Give a verbatim copy of the lines below, minus the pictures.

------------------------------------------------------------

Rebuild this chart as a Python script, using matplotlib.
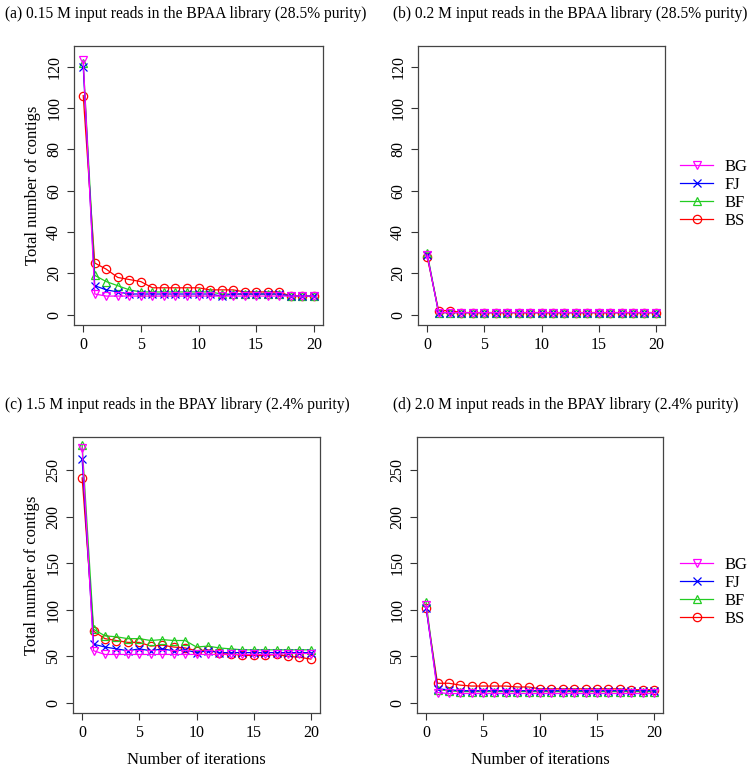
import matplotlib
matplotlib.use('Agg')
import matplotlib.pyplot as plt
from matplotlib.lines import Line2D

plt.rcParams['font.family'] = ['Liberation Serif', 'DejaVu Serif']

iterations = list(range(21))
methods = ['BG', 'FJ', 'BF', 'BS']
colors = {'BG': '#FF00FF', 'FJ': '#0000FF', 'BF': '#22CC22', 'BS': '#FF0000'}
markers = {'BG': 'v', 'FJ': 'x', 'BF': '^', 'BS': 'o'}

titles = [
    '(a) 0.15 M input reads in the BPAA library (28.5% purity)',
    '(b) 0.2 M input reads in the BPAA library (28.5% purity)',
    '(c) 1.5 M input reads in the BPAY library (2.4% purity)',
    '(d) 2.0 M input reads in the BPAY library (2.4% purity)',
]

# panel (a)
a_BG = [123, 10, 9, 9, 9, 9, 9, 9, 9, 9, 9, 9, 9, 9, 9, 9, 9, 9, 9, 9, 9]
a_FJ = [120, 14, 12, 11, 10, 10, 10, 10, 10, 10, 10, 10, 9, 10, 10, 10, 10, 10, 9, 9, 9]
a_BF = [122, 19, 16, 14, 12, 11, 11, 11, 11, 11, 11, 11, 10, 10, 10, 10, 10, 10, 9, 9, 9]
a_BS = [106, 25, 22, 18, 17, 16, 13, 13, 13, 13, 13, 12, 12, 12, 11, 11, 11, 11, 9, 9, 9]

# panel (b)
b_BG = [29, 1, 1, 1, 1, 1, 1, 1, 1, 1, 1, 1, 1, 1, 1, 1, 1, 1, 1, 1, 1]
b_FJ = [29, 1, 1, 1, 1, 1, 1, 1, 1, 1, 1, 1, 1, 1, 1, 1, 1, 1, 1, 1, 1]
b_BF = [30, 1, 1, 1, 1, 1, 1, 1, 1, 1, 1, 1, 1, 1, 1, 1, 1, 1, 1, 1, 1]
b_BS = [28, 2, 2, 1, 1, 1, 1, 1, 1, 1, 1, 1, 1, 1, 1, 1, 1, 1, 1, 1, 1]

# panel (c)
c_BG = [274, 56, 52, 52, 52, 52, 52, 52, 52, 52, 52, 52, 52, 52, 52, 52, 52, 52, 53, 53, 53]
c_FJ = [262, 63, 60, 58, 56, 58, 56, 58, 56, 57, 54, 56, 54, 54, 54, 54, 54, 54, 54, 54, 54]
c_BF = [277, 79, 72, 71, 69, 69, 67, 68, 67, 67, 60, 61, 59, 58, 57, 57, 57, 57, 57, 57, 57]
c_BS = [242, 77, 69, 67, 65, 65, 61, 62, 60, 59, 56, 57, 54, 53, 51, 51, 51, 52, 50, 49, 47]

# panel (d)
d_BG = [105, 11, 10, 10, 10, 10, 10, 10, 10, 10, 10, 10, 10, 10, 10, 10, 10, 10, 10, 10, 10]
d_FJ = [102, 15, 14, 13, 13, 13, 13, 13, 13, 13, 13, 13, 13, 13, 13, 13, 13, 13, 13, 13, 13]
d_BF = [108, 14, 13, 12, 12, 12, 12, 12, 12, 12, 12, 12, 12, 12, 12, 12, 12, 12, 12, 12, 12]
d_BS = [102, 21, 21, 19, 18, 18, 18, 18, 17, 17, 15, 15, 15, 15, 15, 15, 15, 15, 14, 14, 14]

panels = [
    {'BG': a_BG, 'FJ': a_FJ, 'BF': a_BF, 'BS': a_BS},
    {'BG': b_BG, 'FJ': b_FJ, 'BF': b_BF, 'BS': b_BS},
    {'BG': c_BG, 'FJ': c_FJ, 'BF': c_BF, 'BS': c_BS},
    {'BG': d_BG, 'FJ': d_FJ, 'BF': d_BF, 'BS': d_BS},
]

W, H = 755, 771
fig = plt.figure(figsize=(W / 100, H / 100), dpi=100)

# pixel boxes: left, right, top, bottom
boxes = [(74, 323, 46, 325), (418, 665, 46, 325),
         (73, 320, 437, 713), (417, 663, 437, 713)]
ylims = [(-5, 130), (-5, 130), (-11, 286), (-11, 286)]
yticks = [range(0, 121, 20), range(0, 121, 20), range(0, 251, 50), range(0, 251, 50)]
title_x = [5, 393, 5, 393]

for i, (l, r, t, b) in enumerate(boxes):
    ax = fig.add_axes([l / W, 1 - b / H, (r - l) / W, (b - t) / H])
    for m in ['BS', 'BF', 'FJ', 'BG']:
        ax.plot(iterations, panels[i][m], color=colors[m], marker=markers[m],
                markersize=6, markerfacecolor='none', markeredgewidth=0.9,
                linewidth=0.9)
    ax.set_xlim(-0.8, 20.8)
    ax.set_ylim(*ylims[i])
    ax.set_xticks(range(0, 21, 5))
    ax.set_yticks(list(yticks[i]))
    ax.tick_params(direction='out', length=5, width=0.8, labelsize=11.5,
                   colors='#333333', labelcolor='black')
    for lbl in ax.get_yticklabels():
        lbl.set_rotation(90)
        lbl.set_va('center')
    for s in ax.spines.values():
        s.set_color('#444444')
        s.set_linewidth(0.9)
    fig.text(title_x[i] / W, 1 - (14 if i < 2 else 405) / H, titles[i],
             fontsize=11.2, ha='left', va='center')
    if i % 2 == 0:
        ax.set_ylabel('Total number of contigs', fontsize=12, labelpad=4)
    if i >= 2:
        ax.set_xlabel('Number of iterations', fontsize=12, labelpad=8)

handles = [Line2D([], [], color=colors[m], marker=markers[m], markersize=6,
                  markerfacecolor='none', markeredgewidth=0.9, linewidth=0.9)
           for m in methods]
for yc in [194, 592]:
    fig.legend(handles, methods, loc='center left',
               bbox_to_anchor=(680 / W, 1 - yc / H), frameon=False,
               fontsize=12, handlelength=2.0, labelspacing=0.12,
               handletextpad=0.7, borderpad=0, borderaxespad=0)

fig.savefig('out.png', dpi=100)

------------------------------------------------------------

→ Answer to this task
Rebuild this chart as a Python script, using matplotlib.
import matplotlib
matplotlib.use('Agg')
import matplotlib.pyplot as plt
from matplotlib.lines import Line2D

plt.rcParams['font.family'] = ['Liberation Serif', 'DejaVu Serif']

iterations = list(range(21))
methods = ['BG', 'FJ', 'BF', 'BS']
colors = {'BG': '#FF00FF', 'FJ': '#0000FF', 'BF': '#22CC22', 'BS': '#FF0000'}
markers = {'BG': 'v', 'FJ': 'x', 'BF': '^', 'BS': 'o'}

titles = [
    '(a) 0.15 M input reads in the BPAA library (28.5% purity)',
    '(b) 0.2 M input reads in the BPAA library (28.5% purity)',
    '(c) 1.5 M input reads in the BPAY library (2.4% purity)',
    '(d) 2.0 M input reads in the BPAY library (2.4% purity)',
]

# panel (a)
a_BG = [123, 10, 9, 9, 9, 9, 9, 9, 9, 9, 9, 9, 9, 9, 9, 9, 9, 9, 9, 9, 9]
a_FJ = [120, 14, 12, 11, 10, 10, 10, 10, 10, 10, 10, 10, 9, 10, 10, 10, 10, 10, 9, 9, 9]
a_BF = [122, 19, 16, 14, 12, 11, 11, 11, 11, 11, 11, 11, 10, 10, 10, 10, 10, 10, 9, 9, 9]
a_BS = [106, 25, 22, 18, 17, 16, 13, 13, 13, 13, 13, 12, 12, 12, 11, 11, 11, 11, 9, 9, 9]

# panel (b)
b_BG = [29, 1, 1, 1, 1, 1, 1, 1, 1, 1, 1, 1, 1, 1, 1, 1, 1, 1, 1, 1, 1]
b_FJ = [29, 1, 1, 1, 1, 1, 1, 1, 1, 1, 1, 1, 1, 1, 1, 1, 1, 1, 1, 1, 1]
b_BF = [30, 1, 1, 1, 1, 1, 1, 1, 1, 1, 1, 1, 1, 1, 1, 1, 1, 1, 1, 1, 1]
b_BS = [28, 2, 2, 1, 1, 1, 1, 1, 1, 1, 1, 1, 1, 1, 1, 1, 1, 1, 1, 1, 1]

# panel (c)
c_BG = [274, 56, 52, 52, 52, 52, 52, 52, 52, 52, 52, 52, 52, 52, 52, 52, 52, 52, 53, 53, 53]
c_FJ = [262, 63, 60, 58, 56, 58, 56, 58, 56, 57, 54, 56, 54, 54, 54, 54, 54, 54, 54, 54, 54]
c_BF = [277, 79, 72, 71, 69, 69, 67, 68, 67, 67, 60, 61, 59, 58, 57, 57, 57, 57, 57, 57, 57]
c_BS = [242, 77, 69, 67, 65, 65, 61, 62, 60, 59, 56, 57, 54, 53, 51, 51, 51, 52, 50, 49, 47]

# panel (d)
d_BG = [105, 11, 10, 10, 10, 10, 10, 10, 10, 10, 10, 10, 10, 10, 10, 10, 10, 10, 10, 10, 10]
d_FJ = [102, 15, 14, 13, 13, 13, 13, 13, 13, 13, 13, 13, 13, 13, 13, 13, 13, 13, 13, 13, 13]
d_BF = [108, 14, 13, 12, 12, 12, 12, 12, 12, 12, 12, 12, 12, 12, 12, 12, 12, 12, 12, 12, 12]
d_BS = [102, 21, 21, 19, 18, 18, 18, 18, 17, 17, 15, 15, 15, 15, 15, 15, 15, 15, 14, 14, 14]

panels = [
    {'BG': a_BG, 'FJ': a_FJ, 'BF': a_BF, 'BS': a_BS},
    {'BG': b_BG, 'FJ': b_FJ, 'BF': b_BF, 'BS': b_BS},
    {'BG': c_BG, 'FJ': c_FJ, 'BF': c_BF, 'BS': c_BS},
    {'BG': d_BG, 'FJ': d_FJ, 'BF': d_BF, 'BS': d_BS},
]

W, H = 755, 771
fig = plt.figure(figsize=(W / 100, H / 100), dpi=100)

# pixel boxes: left, right, top, bottom
boxes = [(74, 323, 46, 325), (418, 665, 46, 325),
         (73, 320, 437, 713), (417, 663, 437, 713)]
ylims = [(-5, 130), (-5, 130), (-11, 286), (-11, 286)]
yticks = [range(0, 121, 20), range(0, 121, 20), range(0, 251, 50), range(0, 251, 50)]
title_x = [5, 393, 5, 393]

for i, (l, r, t, b) in enumerate(boxes):
    ax = fig.add_axes([l / W, 1 - b / H, (r - l) / W, (b - t) / H])
    for m in ['BS', 'BF', 'FJ', 'BG']:
        ax.plot(iterations, panels[i][m], color=colors[m], marker=markers[m],
                markersize=6, markerfacecolor='none', markeredgewidth=0.9,
                linewidth=0.9)
    ax.set_xlim(-0.8, 20.8)
    ax.set_ylim(*ylims[i])
    ax.set_xticks(range(0, 21, 5))
    ax.set_yticks(list(yticks[i]))
    ax.tick_params(direction='out', length=5, width=0.8, labelsize=11.5,
                   colors='#333333', labelcolor='black')
    for lbl in ax.get_yticklabels():
        lbl.set_rotation(90)
        lbl.set_va('center')
    for s in ax.spines.values():
        s.set_color('#444444')
        s.set_linewidth(0.9)
    fig.text(title_x[i] / W, 1 - (14 if i < 2 else 405) / H, titles[i],
             fontsize=11.2, ha='left', va='center')
    if i % 2 == 0:
        ax.set_ylabel('Total number of contigs', fontsize=12, labelpad=4)
    if i >= 2:
        ax.set_xlabel('Number of iterations', fontsize=12, labelpad=8)

handles = [Line2D([], [], color=colors[m], marker=markers[m], markersize=6,
                  markerfacecolor='none', markeredgewidth=0.9, linewidth=0.9)
           for m in methods]
for yc in [194, 592]:
    fig.legend(handles, methods, loc='center left',
               bbox_to_anchor=(680 / W, 1 - yc / H), frameon=False,
               fontsize=12, handlelength=2.0, labelspacing=0.12,
               handletextpad=0.7, borderpad=0, borderaxespad=0)

fig.savefig('out.png', dpi=100)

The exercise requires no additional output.